DGCA found there were “no authorized trim staff, no despatch at the airport, no fluorescent jackets for walk around, no Jeppesen updates with pilots, no single-page checklist on board, no manuals available, no emergency procedures or response plan, inadequate knowledge of staff in ops (operations)”.
Jeppesen charts are required for aeronautical charting, navigation and flight planning. They are used, for instance, to identify the path and altitude to be taken in bad weather.
Chennai-based Paramount Airways was found without a safety investigation board, which meant it could not inquire into possible mishaps, report on their causes and identify methods to prevent their recurrence.
And JetLite, DGCA discovered, had a pilot flying after his instrument rating had expired. The instrument rating check is mandatory for flights above 15,000 feet, and is granted on a yearly basis. Pilots cannot fly if their rating has expired.
The crackdown has also revealed some non-scheduled operators have virtually no safety department. At times, something as basic as a flight safety manual is missing.

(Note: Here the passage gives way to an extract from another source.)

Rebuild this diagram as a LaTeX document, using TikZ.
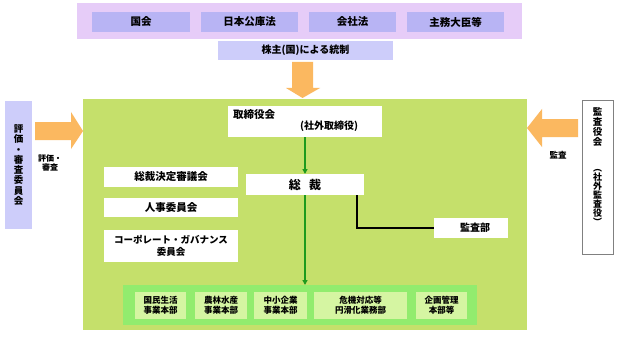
\documentclass[tikz,border=0pt]{standalone}
\usepackage{fontspec}
\setmainfont{Noto Sans CJK JP}
\usetikzlibrary{arrows.meta}
\definecolor{bandc}{HTML}{E6CCF8}
\definecolor{topbox}{HTML}{B8B4F4}
\definecolor{lilac}{HTML}{CDCDFA}
\definecolor{maingreen}{HTML}{C5E06B}
\definecolor{orangec}{HTML}{FBB860}
\definecolor{brightgreen}{HTML}{92EC6E}
\definecolor{palegreen}{HTML}{D5F5A2}
\definecolor{arrowgreen}{HTML}{1E9A1E}
\tikzset{
  box/.style={inner sep=0pt, outer sep=0pt},
  fs/.style={font=\fontsize{#1}{#1}\selectfont\bfseries},
  wbox/.style={box, fill=white},
  orng/.style={fill=orangec, draw=none},
  garrow/.style={draw=arrowgreen, line width=1.3pt, -{Triangle[length=5pt,width=5pt]}},
  bfont/.style={align=center, font=\fontsize{8.5}{10}\selectfont\bfseries},
}
\begin{document}
\begin{tikzpicture}[x=1pt,y=-1pt]
\useasboundingbox (0,0) rectangle (619,337);
\fill[white] (0,0) rectangle (619,337);
% top band
\node[box, fill=bandc, minimum width=445pt, minimum height=36pt] (band) at (299.5,21) {};
\node[box, fill=topbox, minimum width=98pt, minimum height=20pt, fs=10.5] (kokkai) at (141,22) {国会};
\node[box, fill=topbox, minimum width=97pt, minimum height=20pt, fs=10.5] (koko) at (249.5,22) {日本公庫法};
\node[box, fill=topbox, minimum width=87pt, minimum height=20pt, fs=10.5] (kaisha) at (352.5,22) {会社法};
\node[box, fill=topbox, minimum width=97pt, minimum height=20pt, fs=10.5] (shumu) at (455.5,22) {主務大臣等};
\node[box, fill=lilac, minimum width=175pt, minimum height=19pt, fs=10] (kabu) at (305.5,50.5) {株主(国)による統制};
% main green
\node[box, fill=maingreen, minimum width=444pt, minimum height=231pt] (main) at (305,214.5) {};
% orange arrows
\fill[orng] (292,62) -- (313,62) -- (313,88) -- (320,88) -- (302.5,98) -- (286,88) -- (292,88) -- cycle;
\fill[orng] (35,122) -- (71,122) -- (71,112) -- (83,131) -- (71,149) -- (71,140) -- (35,140) -- cycle;
\fill[orng] (578,119) -- (542,119) -- (542,109) -- (527,128) -- (542,147) -- (542,137) -- (578,137) -- cycle;
% side boxes
\node[box, fill=lilac, minimum width=27pt, minimum height=128pt, align=center, font=\fontsize{9.5}{10.3}\selectfont\bfseries] (hyoka) at (18.5,165) {評\\価\\・\\審\\査\\委\\員\\会};
\node[box, fill=white, draw=gray, line width=0.8pt, minimum width=31pt, minimum height=154pt] (kansayaku) at (597.5,177) {};
\node[box, align=center, font=\fontsize{9.5}{10.2}\selectfont\bfseries] (ksy1) at (597.5,127) {監\\査\\役\\会};
\node[box, align=center, font=\fontsize{9}{9}\selectfont\bfseries] (ksy2) at (597.5,197) {︵\\社\\外\\監\\査\\役\\︶};
\node[box, align=center, font=\fontsize{8}{9.5}\selectfont\bfseries] (lblhyoka) at (50,163) {評価・\\審査};
\node[box, fs=8.5] (lblkansa) at (558,155) {監査};
% inside green
\node[wbox, minimum width=154pt, minimum height=31pt] (torishimari) at (305,121.5) {};
\node[box, fs=10.5, anchor=west] (tori1) at (233,115) {取締役会};
\node[box, fs=10, anchor=west] (tori2) at (300,126) {(社外取締役)};
\node[wbox, minimum width=118pt, minimum height=21pt, fs=12] (sousai) at (305,184.5) {総\hspace{0.7em}裁};
\node[wbox, minimum width=134pt, minimum height=20pt, fs=10.5] (shingi) at (171,177) {総裁決定審議会};
\node[wbox, minimum width=134pt, minimum height=19pt, fs=10.5] (jinji) at (171,207.5) {人事委員会};
\node[wbox, minimum width=134pt, minimum height=32pt, align=center, font=\fontsize{9.5}{11.5}\selectfont\bfseries] (cg) at (171,246) {コーポレート・ガバナンス\\委員会};
\node[wbox, minimum width=74pt, minimum height=20pt, fs=10] (kansabu) at (471,228) {\hspace{8pt}監査部};
% bottom group
\node[box, fill=brightgreen, minimum width=354pt, minimum height=40pt] (bottom) at (300,305) {};
\node[box, fill=palegreen, minimum width=51pt, minimum height=27pt, bfont] (b1) at (160.5,305.5) {国民生活\\事業本部};
\node[box, fill=palegreen, minimum width=52pt, minimum height=27pt, bfont] (b2) at (221,305.5) {農林水産\\事業本部};
\node[box, fill=palegreen, minimum width=53pt, minimum height=27pt, bfont] (b3) at (280.5,305.5) {中小企業\\事業本部};
\node[box, fill=palegreen, minimum width=93pt, minimum height=27pt, bfont] (b4) at (360.5,305.5) {危機対応等\\円滑化業務部};
\node[box, fill=palegreen, minimum width=51pt, minimum height=27pt, bfont] (b5) at (441.5,305.5) {企画管理\\本部等};
% connectors
\draw[garrow] (torishimari.south) -- (sousai.north);
\draw[garrow] (sousai.south) -- (sousai.south |- bottom.north);
\coordinate (kbend) at ([xshift=52pt]sousai.south);
\draw[black, line width=1.5pt] (kbend) |- (kansabu.west);
\end{tikzpicture}
\end{document}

“They tell the pilot you are the safety department,” said another DGCA official, referring to some non-scheduled operators who make their pilots double up as safety experts instead of hiring trained people. “They are just increasing their fleet, but they are not following the set-up.”
Jindal Group’s chartered flight operations firm India Flysafe Aviation Ltd—which has a five-aircraft fleet under its non-scheduled operator’s licence—had no flight safety department when the checks were made last year. The operator was also found to be short-staffed and lacking in proper emergency response plans. Similarly, the Essar Group-backed Futura Travels Ltd has been found to have more than a dozen shortcomings in its safety department.
Both operators have been asked, said the second DGCA official quoted above, to bring their operations in line with stated norms. Emails sent to Jindal and Essar spokespersons seeking comments remained unanswered.
One of the DGCA officials quoted above said the authority intended to carry out 4,000 checks in the year to March, with an equal number for the following fiscal. DGCA also directed the crew and aircraft maintenance engineers of some operators to be imparted refresher training, the official added.
Captain Mohan Ranganathan, a Chennai-based safety expert with at least 20,000 hours of flying experience, said in cases like pilots flying without corrective glasses, without type rating on a particular aircraft or without valid medical clearances, “insurance becomes invalid if any crew member violates rules and regulations”. In other words, the airline won’t be reimbursed in case of an accident.
Kaul said violations of air traffic rules are also common. He welcomed DGCA’s surveillance exercise. “Now (that) they are doing it, the concerted effort will finally, I hope, work,” he said.